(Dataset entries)
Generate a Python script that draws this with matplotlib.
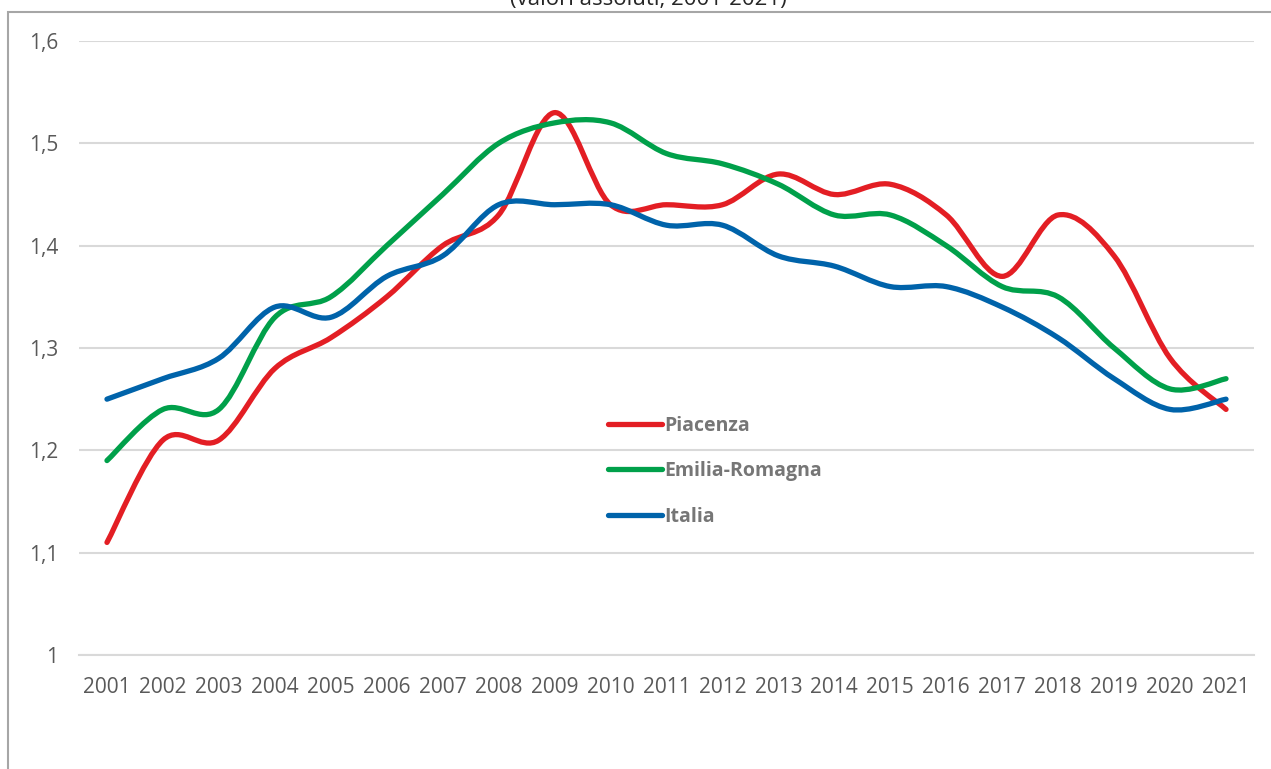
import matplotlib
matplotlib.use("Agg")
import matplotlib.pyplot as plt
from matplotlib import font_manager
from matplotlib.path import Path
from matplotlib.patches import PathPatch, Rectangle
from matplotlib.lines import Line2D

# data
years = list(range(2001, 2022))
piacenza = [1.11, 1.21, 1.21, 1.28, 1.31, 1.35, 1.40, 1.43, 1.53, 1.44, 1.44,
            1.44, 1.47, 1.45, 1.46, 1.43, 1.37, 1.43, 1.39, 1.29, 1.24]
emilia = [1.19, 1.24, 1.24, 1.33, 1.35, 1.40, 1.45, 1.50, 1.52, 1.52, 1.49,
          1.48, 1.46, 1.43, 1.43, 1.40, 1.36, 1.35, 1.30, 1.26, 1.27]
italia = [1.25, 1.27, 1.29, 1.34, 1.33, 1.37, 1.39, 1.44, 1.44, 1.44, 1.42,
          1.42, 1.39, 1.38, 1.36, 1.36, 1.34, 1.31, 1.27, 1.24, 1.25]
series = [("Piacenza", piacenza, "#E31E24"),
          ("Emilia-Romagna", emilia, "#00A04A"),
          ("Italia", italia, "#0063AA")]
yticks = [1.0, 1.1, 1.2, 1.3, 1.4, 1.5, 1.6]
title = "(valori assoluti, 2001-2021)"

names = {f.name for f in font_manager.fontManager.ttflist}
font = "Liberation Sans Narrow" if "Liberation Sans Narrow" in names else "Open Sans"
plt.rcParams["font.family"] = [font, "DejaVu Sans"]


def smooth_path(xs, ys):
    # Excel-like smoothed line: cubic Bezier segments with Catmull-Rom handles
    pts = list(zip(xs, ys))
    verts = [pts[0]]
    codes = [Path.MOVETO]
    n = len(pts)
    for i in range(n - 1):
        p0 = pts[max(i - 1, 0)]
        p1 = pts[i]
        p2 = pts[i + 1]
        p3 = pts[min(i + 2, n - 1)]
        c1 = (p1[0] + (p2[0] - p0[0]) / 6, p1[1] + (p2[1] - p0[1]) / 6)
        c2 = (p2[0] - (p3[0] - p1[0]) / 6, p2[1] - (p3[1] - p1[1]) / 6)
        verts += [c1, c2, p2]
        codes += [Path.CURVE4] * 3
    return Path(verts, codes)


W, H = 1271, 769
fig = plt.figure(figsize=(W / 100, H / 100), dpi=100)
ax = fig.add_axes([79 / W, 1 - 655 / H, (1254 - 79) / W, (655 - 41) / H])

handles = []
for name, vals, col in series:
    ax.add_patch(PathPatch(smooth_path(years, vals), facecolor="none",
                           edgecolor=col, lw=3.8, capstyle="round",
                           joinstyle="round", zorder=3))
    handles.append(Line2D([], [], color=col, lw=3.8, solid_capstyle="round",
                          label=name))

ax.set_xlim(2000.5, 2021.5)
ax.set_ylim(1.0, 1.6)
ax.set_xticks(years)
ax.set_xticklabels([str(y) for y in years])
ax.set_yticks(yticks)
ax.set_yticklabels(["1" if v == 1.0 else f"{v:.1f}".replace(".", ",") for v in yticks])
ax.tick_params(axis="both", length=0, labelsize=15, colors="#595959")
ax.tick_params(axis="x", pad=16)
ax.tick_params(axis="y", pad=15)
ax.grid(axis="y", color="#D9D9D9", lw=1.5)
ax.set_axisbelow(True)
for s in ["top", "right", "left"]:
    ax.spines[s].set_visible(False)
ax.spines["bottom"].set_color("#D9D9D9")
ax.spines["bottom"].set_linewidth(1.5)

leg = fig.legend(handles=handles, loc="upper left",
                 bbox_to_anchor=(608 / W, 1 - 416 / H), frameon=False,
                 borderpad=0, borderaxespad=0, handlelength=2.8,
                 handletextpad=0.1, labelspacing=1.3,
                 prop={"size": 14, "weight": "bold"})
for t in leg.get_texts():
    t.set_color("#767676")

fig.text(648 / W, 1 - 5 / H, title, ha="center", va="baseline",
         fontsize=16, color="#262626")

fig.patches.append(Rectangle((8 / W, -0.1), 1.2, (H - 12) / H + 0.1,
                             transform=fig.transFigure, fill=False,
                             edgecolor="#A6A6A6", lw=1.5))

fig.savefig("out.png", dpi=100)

==

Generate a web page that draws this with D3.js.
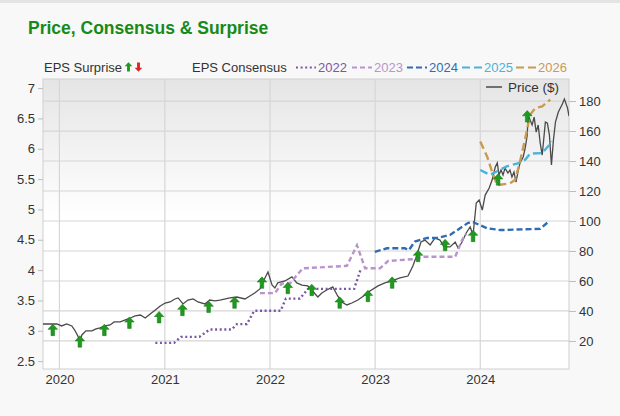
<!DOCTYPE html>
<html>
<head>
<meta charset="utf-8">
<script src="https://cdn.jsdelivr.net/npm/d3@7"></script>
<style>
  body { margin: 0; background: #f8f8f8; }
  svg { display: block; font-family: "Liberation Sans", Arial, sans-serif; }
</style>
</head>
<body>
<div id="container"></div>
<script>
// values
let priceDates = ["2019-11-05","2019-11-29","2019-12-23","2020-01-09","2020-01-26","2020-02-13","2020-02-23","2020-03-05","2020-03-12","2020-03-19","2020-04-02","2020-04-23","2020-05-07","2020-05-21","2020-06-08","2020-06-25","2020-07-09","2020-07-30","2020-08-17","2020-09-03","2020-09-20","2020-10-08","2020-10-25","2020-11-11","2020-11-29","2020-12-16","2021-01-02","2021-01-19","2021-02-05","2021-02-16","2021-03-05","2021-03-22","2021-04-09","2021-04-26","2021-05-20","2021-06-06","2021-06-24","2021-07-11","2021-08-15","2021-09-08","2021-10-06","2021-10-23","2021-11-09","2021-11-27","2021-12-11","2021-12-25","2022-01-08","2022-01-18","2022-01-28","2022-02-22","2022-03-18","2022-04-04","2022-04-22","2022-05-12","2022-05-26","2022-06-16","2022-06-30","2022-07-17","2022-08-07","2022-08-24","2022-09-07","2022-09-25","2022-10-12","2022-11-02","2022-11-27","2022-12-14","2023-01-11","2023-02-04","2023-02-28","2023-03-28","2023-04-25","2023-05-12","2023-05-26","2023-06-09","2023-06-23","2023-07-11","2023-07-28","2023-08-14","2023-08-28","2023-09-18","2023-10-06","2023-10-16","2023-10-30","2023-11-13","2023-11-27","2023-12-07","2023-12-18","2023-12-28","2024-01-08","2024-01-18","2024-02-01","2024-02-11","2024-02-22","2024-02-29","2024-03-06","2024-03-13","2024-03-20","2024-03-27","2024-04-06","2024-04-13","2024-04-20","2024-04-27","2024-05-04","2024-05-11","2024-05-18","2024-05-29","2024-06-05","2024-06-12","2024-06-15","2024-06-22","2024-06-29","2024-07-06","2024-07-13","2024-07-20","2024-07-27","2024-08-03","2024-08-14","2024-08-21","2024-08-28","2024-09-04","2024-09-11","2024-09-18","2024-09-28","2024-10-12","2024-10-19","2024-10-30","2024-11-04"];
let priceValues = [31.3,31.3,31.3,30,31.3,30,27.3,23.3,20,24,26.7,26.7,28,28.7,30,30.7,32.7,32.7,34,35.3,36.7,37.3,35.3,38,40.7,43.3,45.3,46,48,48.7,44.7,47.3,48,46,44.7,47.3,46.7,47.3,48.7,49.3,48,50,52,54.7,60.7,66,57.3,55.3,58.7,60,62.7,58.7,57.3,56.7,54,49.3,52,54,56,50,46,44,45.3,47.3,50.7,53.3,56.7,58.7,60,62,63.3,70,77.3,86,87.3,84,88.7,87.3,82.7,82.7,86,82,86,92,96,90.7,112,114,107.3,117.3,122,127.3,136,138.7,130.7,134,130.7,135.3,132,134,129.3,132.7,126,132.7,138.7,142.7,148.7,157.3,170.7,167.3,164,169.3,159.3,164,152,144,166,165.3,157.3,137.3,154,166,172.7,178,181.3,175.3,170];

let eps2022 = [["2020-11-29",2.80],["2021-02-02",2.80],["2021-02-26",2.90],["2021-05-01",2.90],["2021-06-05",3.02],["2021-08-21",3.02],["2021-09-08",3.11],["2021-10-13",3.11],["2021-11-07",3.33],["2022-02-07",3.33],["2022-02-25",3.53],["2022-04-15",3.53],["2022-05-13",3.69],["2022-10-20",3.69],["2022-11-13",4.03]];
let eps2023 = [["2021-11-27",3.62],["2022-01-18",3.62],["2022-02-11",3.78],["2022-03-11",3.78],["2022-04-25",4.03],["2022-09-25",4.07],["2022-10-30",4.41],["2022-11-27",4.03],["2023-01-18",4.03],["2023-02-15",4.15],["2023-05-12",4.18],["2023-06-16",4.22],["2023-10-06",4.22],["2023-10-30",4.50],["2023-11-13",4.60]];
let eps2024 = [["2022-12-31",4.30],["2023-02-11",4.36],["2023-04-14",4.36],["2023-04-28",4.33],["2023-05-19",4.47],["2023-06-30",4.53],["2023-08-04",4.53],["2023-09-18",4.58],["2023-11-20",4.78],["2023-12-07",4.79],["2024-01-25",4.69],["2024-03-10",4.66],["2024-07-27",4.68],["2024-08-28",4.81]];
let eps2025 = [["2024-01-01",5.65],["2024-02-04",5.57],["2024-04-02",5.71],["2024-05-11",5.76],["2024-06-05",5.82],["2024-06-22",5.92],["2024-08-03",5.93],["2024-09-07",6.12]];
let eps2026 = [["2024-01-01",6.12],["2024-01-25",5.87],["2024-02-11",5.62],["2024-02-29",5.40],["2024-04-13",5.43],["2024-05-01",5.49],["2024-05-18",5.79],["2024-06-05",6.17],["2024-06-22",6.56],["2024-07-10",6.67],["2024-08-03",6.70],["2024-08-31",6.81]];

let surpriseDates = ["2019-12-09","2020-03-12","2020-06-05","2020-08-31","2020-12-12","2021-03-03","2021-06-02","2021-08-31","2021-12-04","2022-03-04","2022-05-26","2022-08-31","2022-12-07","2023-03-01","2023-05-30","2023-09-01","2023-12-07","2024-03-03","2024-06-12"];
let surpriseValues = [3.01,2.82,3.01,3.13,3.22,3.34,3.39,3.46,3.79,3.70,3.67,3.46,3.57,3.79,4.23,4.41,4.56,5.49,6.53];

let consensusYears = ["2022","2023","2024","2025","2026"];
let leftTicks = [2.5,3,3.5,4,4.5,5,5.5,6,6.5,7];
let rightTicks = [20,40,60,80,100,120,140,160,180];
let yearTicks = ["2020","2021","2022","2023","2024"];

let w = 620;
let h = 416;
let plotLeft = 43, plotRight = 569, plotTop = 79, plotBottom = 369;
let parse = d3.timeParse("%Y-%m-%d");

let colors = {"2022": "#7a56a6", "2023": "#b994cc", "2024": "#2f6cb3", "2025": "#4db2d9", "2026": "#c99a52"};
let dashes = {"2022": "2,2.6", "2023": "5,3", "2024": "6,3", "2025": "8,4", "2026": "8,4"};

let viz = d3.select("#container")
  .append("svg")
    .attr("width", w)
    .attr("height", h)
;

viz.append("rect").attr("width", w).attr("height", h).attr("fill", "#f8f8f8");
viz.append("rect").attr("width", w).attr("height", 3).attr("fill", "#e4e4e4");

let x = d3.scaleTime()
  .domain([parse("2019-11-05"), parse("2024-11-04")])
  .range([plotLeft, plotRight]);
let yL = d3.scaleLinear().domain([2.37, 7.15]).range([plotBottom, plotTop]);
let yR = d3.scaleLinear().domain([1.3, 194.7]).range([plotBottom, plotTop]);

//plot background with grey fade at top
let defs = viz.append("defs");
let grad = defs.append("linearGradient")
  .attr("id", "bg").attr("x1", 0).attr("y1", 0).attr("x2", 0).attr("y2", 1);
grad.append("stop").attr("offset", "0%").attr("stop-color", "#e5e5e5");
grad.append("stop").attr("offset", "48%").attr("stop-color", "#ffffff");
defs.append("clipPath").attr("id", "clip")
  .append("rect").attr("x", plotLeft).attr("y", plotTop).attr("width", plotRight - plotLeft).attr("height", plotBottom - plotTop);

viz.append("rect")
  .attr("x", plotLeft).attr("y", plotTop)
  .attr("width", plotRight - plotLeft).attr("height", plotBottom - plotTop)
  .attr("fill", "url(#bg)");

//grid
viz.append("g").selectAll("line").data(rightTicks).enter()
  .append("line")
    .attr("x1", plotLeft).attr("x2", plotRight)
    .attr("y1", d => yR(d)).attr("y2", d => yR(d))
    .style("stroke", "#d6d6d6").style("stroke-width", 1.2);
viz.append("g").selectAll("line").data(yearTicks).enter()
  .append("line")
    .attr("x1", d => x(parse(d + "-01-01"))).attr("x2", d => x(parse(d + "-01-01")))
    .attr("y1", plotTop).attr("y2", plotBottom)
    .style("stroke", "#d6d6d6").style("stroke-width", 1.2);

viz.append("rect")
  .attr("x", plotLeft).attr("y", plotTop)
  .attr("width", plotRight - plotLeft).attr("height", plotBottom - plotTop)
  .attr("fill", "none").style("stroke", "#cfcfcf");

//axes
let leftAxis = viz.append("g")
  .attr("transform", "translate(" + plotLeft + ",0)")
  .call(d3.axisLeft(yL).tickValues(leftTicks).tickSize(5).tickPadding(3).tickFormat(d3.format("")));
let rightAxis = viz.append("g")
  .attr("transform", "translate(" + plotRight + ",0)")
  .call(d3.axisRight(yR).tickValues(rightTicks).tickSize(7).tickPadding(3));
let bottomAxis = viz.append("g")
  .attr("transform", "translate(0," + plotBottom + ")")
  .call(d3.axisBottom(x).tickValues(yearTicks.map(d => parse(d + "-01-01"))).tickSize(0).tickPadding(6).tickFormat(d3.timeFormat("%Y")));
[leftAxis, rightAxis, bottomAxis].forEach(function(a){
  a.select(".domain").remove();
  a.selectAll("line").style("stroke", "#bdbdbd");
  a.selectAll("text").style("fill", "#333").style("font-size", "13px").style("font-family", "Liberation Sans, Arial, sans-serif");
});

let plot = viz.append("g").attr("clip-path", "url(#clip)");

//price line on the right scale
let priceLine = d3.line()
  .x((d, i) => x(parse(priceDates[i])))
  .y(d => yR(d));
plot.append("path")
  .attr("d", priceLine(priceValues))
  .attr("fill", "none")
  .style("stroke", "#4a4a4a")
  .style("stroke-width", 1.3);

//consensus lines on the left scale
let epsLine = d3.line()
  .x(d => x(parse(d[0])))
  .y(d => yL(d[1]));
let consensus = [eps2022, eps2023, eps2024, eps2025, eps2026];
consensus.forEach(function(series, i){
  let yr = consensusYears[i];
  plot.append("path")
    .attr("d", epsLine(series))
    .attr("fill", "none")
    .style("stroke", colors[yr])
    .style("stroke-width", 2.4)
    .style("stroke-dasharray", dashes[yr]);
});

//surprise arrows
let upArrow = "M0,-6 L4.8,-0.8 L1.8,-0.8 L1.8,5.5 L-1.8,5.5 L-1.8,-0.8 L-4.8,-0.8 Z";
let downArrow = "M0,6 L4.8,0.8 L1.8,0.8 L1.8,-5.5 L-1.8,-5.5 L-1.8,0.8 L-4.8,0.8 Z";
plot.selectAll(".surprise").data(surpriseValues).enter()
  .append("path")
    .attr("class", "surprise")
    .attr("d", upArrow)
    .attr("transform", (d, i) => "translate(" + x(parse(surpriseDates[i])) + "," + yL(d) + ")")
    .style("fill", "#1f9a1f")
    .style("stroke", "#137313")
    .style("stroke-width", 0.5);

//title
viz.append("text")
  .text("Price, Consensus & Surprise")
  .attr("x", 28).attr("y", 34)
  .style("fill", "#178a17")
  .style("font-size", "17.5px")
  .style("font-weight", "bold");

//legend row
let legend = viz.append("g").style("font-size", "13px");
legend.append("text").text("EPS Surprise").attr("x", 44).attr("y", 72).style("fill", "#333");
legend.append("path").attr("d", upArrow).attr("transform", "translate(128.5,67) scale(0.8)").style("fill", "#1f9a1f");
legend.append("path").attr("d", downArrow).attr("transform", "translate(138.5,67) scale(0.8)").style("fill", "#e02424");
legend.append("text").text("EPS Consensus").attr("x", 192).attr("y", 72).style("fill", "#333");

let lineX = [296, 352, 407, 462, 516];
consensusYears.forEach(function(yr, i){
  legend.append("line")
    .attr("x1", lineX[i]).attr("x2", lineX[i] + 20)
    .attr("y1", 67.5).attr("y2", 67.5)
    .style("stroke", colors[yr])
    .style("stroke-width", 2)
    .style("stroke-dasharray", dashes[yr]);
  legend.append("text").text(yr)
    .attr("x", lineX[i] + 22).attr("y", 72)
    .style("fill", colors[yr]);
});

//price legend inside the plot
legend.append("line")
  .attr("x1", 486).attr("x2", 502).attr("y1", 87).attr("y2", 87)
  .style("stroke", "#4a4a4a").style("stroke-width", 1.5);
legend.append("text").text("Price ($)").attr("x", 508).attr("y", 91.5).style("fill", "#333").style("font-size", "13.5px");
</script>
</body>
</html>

▸ Direction: Exactly reproduce the stretch that starts at the line containing "Generate a Python" and ends at the line containing "return Path(verts, codes)", both ends included; leave any pictures out.

▸ Final result:
Generate a Python script that draws this with matplotlib.
import matplotlib
matplotlib.use("Agg")
import matplotlib.pyplot as plt
from matplotlib import font_manager
from matplotlib.path import Path
from matplotlib.patches import PathPatch, Rectangle
from matplotlib.lines import Line2D

# data
years = list(range(2001, 2022))
piacenza = [1.11, 1.21, 1.21, 1.28, 1.31, 1.35, 1.40, 1.43, 1.53, 1.44, 1.44,
            1.44, 1.47, 1.45, 1.46, 1.43, 1.37, 1.43, 1.39, 1.29, 1.24]
emilia = [1.19, 1.24, 1.24, 1.33, 1.35, 1.40, 1.45, 1.50, 1.52, 1.52, 1.49,
          1.48, 1.46, 1.43, 1.43, 1.40, 1.36, 1.35, 1.30, 1.26, 1.27]
italia = [1.25, 1.27, 1.29, 1.34, 1.33, 1.37, 1.39, 1.44, 1.44, 1.44, 1.42,
          1.42, 1.39, 1.38, 1.36, 1.36, 1.34, 1.31, 1.27, 1.24, 1.25]
series = [("Piacenza", piacenza, "#E31E24"),
          ("Emilia-Romagna", emilia, "#00A04A"),
          ("Italia", italia, "#0063AA")]
yticks = [1.0, 1.1, 1.2, 1.3, 1.4, 1.5, 1.6]
title = "(valori assoluti, 2001-2021)"

names = {f.name for f in font_manager.fontManager.ttflist}
font = "Liberation Sans Narrow" if "Liberation Sans Narrow" in names else "Open Sans"
plt.rcParams["font.family"] = [font, "DejaVu Sans"]


def smooth_path(xs, ys):
    # Excel-like smoothed line: cubic Bezier segments with Catmull-Rom handles
    pts = list(zip(xs, ys))
    verts = [pts[0]]
    codes = [Path.MOVETO]
    n = len(pts)
    for i in range(n - 1):
        p0 = pts[max(i - 1, 0)]
        p1 = pts[i]
        p2 = pts[i + 1]
        p3 = pts[min(i + 2, n - 1)]
        c1 = (p1[0] + (p2[0] - p0[0]) / 6, p1[1] + (p2[1] - p0[1]) / 6)
        c2 = (p2[0] - (p3[0] - p1[0]) / 6, p2[1] - (p3[1] - p1[1]) / 6)
        verts += [c1, c2, p2]
        codes += [Path.CURVE4] * 3
    return Path(verts, codes)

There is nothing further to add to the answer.